If you’re user testing your prototypes or playtesting your games, you must minimize researcher-subject interaction. Why?
The purpose of playtesting is to learn what would happen if this prototype were a real product in the hands of real users in the wild. What you don’t want is to find out what users would do under a bunch of contrived conditions that don’t resemble the wild. And what you really don’t want is to think you’re seeing what would happen in the wild, when really you’re seeing what would happen under contrived conditions, when the two are different.
Just the fact that you’re sitting down with the user and asking them to interact with your product already puts the user in a contrived situation. But that one is hard to avoid. It’s what happens after that that you can control.

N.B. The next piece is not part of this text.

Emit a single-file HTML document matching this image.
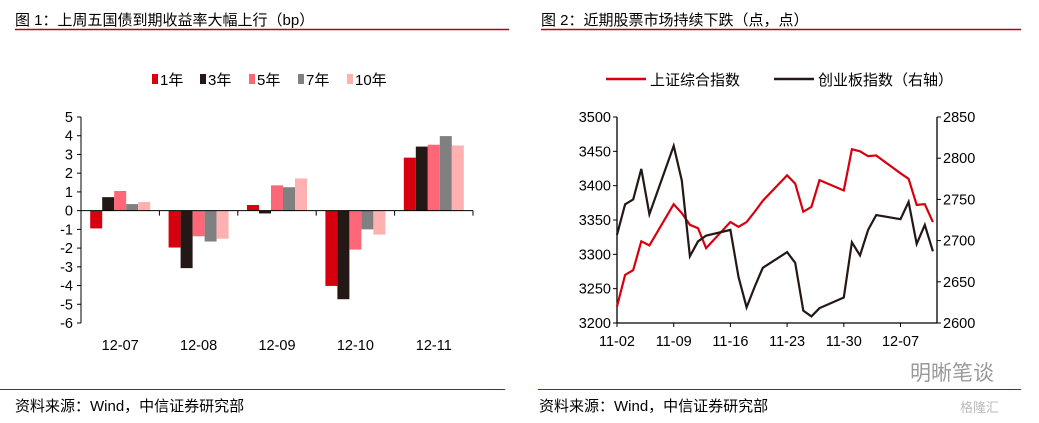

In an ideal playtest, you’re totally hands off. You give the prototype to the user, and then simply sit back and watch. In a poorly-run playtest, you’re talking the user through it: “You can tap there to make the ball turn orange.” “You can open that menu if you want to build something.” Etc. Doing this will totally invalidate your results. Why?
Because humans are easy to influence and they really want to please one another. If you tell the user “you can open that menu to build something,” she’s also getting the sense that you want her to build something. Insofar as you wanted to know if she would have built something in the wild, your test is invalidated.
Simply hearing the way you describe your prototype can give the user the sense that you’re emotionally invested in its success (which you likely are), and then, with zero reflective awareness of how this just influenced her motivation, your user now interacts with your prototype with the overriding (but unconscious) motivation of finding a way to act such that you will feel good. Disaster.
One thing you can do to mitigate the risk is to minimize researcher-subject interaction. If the prototype needs explanation, write it down beforehand. If the user is stuck and you want to offer a tip, write it on a slip of paper and slide it across the table.
As much as you possibly can, keep your personality out of it.